* [Directive]:
Copy the data exactly as it appears, and do not include any pictures.

* [Dataset content]:

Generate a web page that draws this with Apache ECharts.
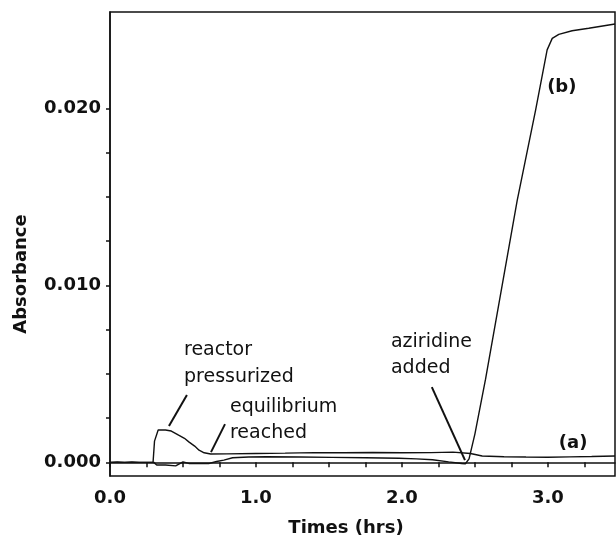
<!DOCTYPE html>
<html>
<head>
<meta charset="utf-8">
<script src="https://cdn.jsdelivr.net/npm/echarts@6/dist/echarts.min.js"></script>
<style>html,body{margin:0;padding:0;background:#fff;}#chart{width:616px;height:543px;}</style>
</head>
<body>
<div id="chart"></div>
<script>
// Curve (a): reactor pressurized peak, then flat baseline
var timesA = [0, 0.05, 0.1, 0.15, 0.2, 0.25, 0.295, 0.305, 0.33, 0.38, 0.42, 0.47, 0.51, 0.54, 0.58, 0.61, 0.645, 0.69, 0.8, 1.0, 1.2, 1.4, 1.6, 1.8, 2.0, 2.2, 2.35, 2.47, 2.55, 2.7, 2.85, 3.0, 3.15, 3.3, 3.46];
var absA   = [0, 0.00002, 0, 0.00002, 0, 0, 0, 0.0012, 0.00183, 0.00183, 0.00177, 0.00154, 0.00136, 0.00116, 0.00092, 0.00069, 0.00054, 0.00047, 0.00048, 0.0005, 0.00052, 0.00055, 0.00054, 0.00056, 0.00054, 0.00055, 0.00058, 0.0005, 0.00036, 0.00032, 0.0003, 0.00029, 0.00031, 0.00033, 0.00036];
// Curve (b): lower baseline, aziridine added, steep rise
var timesB = [0, 0.1, 0.2, 0.3, 0.32, 0.38, 0.45, 0.5, 0.54, 0.6, 0.68, 0.73, 0.78, 0.84, 0.95, 1.07, 1.3, 1.52, 1.75, 1.98, 2.1, 2.21, 2.32, 2.41, 2.435, 2.46, 2.5, 2.573, 2.79, 2.916, 2.995, 3.03, 3.075, 3.166, 3.28, 3.46];
var absB   = [0, 0, 0, 0, -0.00015, -0.00015, -0.0002, 0.00003, -0.00006, -0.00006, -0.00006, 0.00005, 0.00013, 0.00026, 0.0003, 0.00032, 0.0003, 0.00028, 0.00026, 0.00023, 0.0002, 0.00015, 0.00003, -0.00006, -0.00008, 0.0002, 0.0016, 0.0047, 0.0148, 0.0199, 0.0233, 0.02395, 0.02418, 0.02438, 0.02452, 0.02476];

// Axis ticks and labels
var xTicks = [0, 0.25, 0.5, 0.75, 1, 1.25, 1.5, 1.75, 2, 2.25, 2.5, 2.75, 3, 3.25];
var xLabels = [0, 1, 2, 3];
var yTicks = [0, 0.0025, 0.005, 0.0075, 0.01, 0.0125, 0.015, 0.0175, 0.02];
var yLabels = [0, 0.01, 0.02];

// Annotations (text anchored at left-middle)
var annoText = ["reactor", "pressurized", "equilibrium", "reached", "aziridine", "added", "(b)", "(a)"];
var annoT    = [0.507, 0.507, 0.822, 0.822, 1.925, 1.925, 2.995, 3.075];
var annoV    = [0.00634, 0.00482, 0.00312, 0.00166, 0.0068, 0.00533, 0.0212, 0.00109];
var annoBold = [false, false, false, false, false, false, true, true];

// Leader lines [t1, v1, t2, v2]
var leaders = [
  [0.527, 0.0038, 0.404, 0.00205],
  [0.788, 0.00216, 0.692, 0.00058],
  [2.205, 0.00425, 2.432, 0.00013]
];

function pairs(t, v) { return t.map(function (x, i) { return [x, v[i]]; }); }

var chart = echarts.init(document.getElementById('chart'), null, { renderer: 'canvas' });
var FONT = 'DejaVu Sans';
var INK = '#111111';

chart.setOption({
  animation: false,
  backgroundColor: '#fff',
  grid: { left: 110, right: 1, top: 12, bottom: 67, show: true, borderColor: INK, borderWidth: 1.5, backgroundColor: 'transparent' },
  xAxis: {
    type: 'value', min: 0, max: 3.46,
    name: 'Times (hrs)', nameLocation: 'middle', nameGap: 43,
    nameTextStyle: { fontFamily: FONT, fontWeight: 'bold', fontSize: 18, color: INK, padding: [0, 33, 0, 0] },
    axisLine: { show: true, lineStyle: { color: INK, width: 1.5 } },
    axisTick: { show: true, inside: false, length: 5, customValues: xTicks, lineStyle: { color: INK, width: 1.5 } },
    axisLabel: { customValues: xLabels, margin: 13, fontFamily: FONT, fontWeight: 'bold', fontSize: 18, color: INK,
      formatter: function (v) { return v.toFixed(1); } },
    splitLine: { show: false }
  },
  yAxis: {
    type: 'value', min: -0.00077, max: 0.02544,
    name: 'Absorbance', nameLocation: 'middle', nameGap: 80, nameRotate: 90,
    nameTextStyle: { fontFamily: FONT, fontWeight: 'bold', fontSize: 18, color: INK, padding: [0, 60, 0, 0] },
    axisLine: { show: true, lineStyle: { color: INK, width: 1.5 } },
    axisTick: { show: true, inside: false, length: 4, customValues: yTicks, lineStyle: { color: INK, width: 1.5 } },
    axisLabel: { customValues: yLabels, margin: 9, fontFamily: FONT, fontWeight: 'bold', fontSize: 18, color: INK,
      formatter: function (v) { return v.toFixed(3); } },
    splitLine: { show: false }
  },
  series: [
    {
      name: '(a)', type: 'line', data: pairs(timesA, absA), showSymbol: false, symbol: 'none',
      lineStyle: { color: INK, width: 1.4 }, z: 3
    },
    {
      name: '(b)', type: 'line', data: pairs(timesB, absB), showSymbol: false, symbol: 'none',
      lineStyle: { color: INK, width: 1.4 }, z: 3,
      markLine: {
        silent: true, symbol: ['none', 'none'], label: { show: false },
        lineStyle: { color: INK, width: 2, type: 'solid', opacity: 1 },
        data: leaders.map(function (l) { return [{ coord: [l[0], l[1]] }, { coord: [l[2], l[3]] }]; })
      }
    },
    {
      name: 'annotations', type: 'scatter', symbolSize: 0, silent: true, z: 5,
      itemStyle: { opacity: 1, color: INK },
      data: annoText.map(function (s, i) {
        return {
          value: [annoT[i], annoV[i]],
          label: { show: true, formatter: s, position: 'right', distance: 0, align: 'left', verticalAlign: 'middle',
            opacity: 1, fontFamily: FONT, fontSize: annoBold[i] ? 18 : 19, fontWeight: annoBold[i] ? 'bold' : 'normal', color: INK }
        };
      })
    }
  ]
});
</script>
</body>
</html>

* [Final answer]:
Generate a web page that draws this with Apache ECharts.
<!DOCTYPE html>
<html>
<head>
<meta charset="utf-8">
<script src="https://cdn.jsdelivr.net/npm/echarts@6/dist/echarts.min.js"></script>
<style>html,body{margin:0;padding:0;background:#fff;}#chart{width:616px;height:543px;}</style>
</head>
<body>
<div id="chart"></div>
<script>
// Curve (a): reactor pressurized peak, then flat baseline
var timesA = [0, 0.05, 0.1, 0.15, 0.2, 0.25, 0.295, 0.305, 0.33, 0.38, 0.42, 0.47, 0.51, 0.54, 0.58, 0.61, 0.645, 0.69, 0.8, 1.0, 1.2, 1.4, 1.6, 1.8, 2.0, 2.2, 2.35, 2.47, 2.55, 2.7, 2.85, 3.0, 3.15, 3.3, 3.46];
var absA   = [0, 0.00002, 0, 0.00002, 0, 0, 0, 0.0012, 0.00183, 0.00183, 0.00177, 0.00154, 0.00136, 0.00116, 0.00092, 0.00069, 0.00054, 0.00047, 0.00048, 0.0005, 0.00052, 0.00055, 0.00054, 0.00056, 0.00054, 0.00055, 0.00058, 0.0005, 0.00036, 0.00032, 0.0003, 0.00029, 0.00031, 0.00033, 0.00036];
// Curve (b): lower baseline, aziridine added, steep rise
var timesB = [0, 0.1, 0.2, 0.3, 0.32, 0.38, 0.45, 0.5, 0.54, 0.6, 0.68, 0.73, 0.78, 0.84, 0.95, 1.07, 1.3, 1.52, 1.75, 1.98, 2.1, 2.21, 2.32, 2.41, 2.435, 2.46, 2.5, 2.573, 2.79, 2.916, 2.995, 3.03, 3.075, 3.166, 3.28, 3.46];
var absB   = [0, 0, 0, 0, -0.00015, -0.00015, -0.0002, 0.00003, -0.00006, -0.00006, -0.00006, 0.00005, 0.00013, 0.00026, 0.0003, 0.00032, 0.0003, 0.00028, 0.00026, 0.00023, 0.0002, 0.00015, 0.00003, -0.00006, -0.00008, 0.0002, 0.0016, 0.0047, 0.0148, 0.0199, 0.0233, 0.02395, 0.02418, 0.02438, 0.02452, 0.02476];

// Axis ticks and labels
var xTicks = [0, 0.25, 0.5, 0.75, 1, 1.25, 1.5, 1.75, 2, 2.25, 2.5, 2.75, 3, 3.25];
var xLabels = [0, 1, 2, 3];
var yTicks = [0, 0.0025, 0.005, 0.0075, 0.01, 0.0125, 0.015, 0.0175, 0.02];
var yLabels = [0, 0.01, 0.02];

// Annotations (text anchored at left-middle)
var annoText = ["reactor", "pressurized", "equilibrium", "reached", "aziridine", "added", "(b)", "(a)"];
var annoT    = [0.507, 0.507, 0.822, 0.822, 1.925, 1.925, 2.995, 3.075];
var annoV    = [0.00634, 0.00482, 0.00312, 0.00166, 0.0068, 0.00533, 0.0212, 0.00109];
var annoBold = [false, false, false, false, false, false, true, true];

// Leader lines [t1, v1, t2, v2]
var leaders = [
  [0.527, 0.0038, 0.404, 0.00205],
  [0.788, 0.00216, 0.692, 0.00058],
  [2.205, 0.00425, 2.432, 0.00013]
];

function pairs(t, v) { return t.map(function (x, i) { return [x, v[i]]; }); }

var chart = echarts.init(document.getElementById('chart'), null, { renderer: 'canvas' });
var FONT = 'DejaVu Sans';
var INK = '#111111';

chart.setOption({
  animation: false,
  backgroundColor: '#fff',
  grid: { left: 110, right: 1, top: 12, bottom: 67, show: true, borderColor: INK, borderWidth: 1.5, backgroundColor: 'transparent' },
  xAxis: {
    type: 'value', min: 0, max: 3.46,
    name: 'Times (hrs)', nameLocation: 'middle', nameGap: 43,
    nameTextStyle: { fontFamily: FONT, fontWeight: 'bold', fontSize: 18, color: INK, padding: [0, 33, 0, 0] },
    axisLine: { show: true, lineStyle: { color: INK, width: 1.5 } },
    axisTick: { show: true, inside: false, length: 5, customValues: xTicks, lineStyle: { color: INK, width: 1.5 } },
    axisLabel: { customValues: xLabels, margin: 13, fontFamily: FONT, fontWeight: 'bold', fontSize: 18, color: INK,
      formatter: function (v) { return v.toFixed(1); } },
    splitLine: { show: false }
  },
  yAxis: {
    type: 'value', min: -0.00077, max: 0.02544,
    name: 'Absorbance', nameLocation: 'middle', nameGap: 80, nameRotate: 90,
    nameTextStyle: { fontFamily: FONT, fontWeight: 'bold', fontSize: 18, color: INK, padding: [0, 60, 0, 0] },
    axisLine: { show: true, lineStyle: { color: INK, width: 1.5 } },
    axisTick: { show: true, inside: false, length: 4, customValues: yTicks, lineStyle: { color: INK, width: 1.5 } },
    axisLabel: { customValues: yLabels, margin: 9, fontFamily: FONT, fontWeight: 'bold', fontSize: 18, color: INK,
      formatter: function (v) { return v.toFixed(3); } },
    splitLine: { show: false }
  },
  series: [
    {
      name: '(a)', type: 'line', data: pairs(timesA, absA), showSymbol: false, symbol: 'none',
      lineStyle: { color: INK, width: 1.4 }, z: 3
    },
    {
      name: '(b)', type: 'line', data: pairs(timesB, absB), showSymbol: false, symbol: 'none',
      lineStyle: { color: INK, width: 1.4 }, z: 3,
      markLine: {
        silent: true, symbol: ['none', 'none'], label: { show: false },
        lineStyle: { color: INK, width: 2, type: 'solid', opacity: 1 },
        data: leaders.map(function (l) { return [{ coord: [l[0], l[1]] }, { coord: [l[2], l[3]] }]; })
      }
    },
    {
      name: 'annotations', type: 'scatter', symbolSize: 0, silent: true, z: 5,
      itemStyle: { opacity: 1, color: INK },
      data: annoText.map(function (s, i) {
        return {
          value: [annoT[i], annoV[i]],
          label: { show: true, formatter: s, position: 'right', distance: 0, align: 'left', verticalAlign: 'middle',
            opacity: 1, fontFamily: FONT, fontSize: annoBold[i] ? 18 : 19, fontWeight: annoBold[i] ? 'bold' : 'normal', color: INK }
        };
      })
    }
  ]
});
</script>
</body>
</html>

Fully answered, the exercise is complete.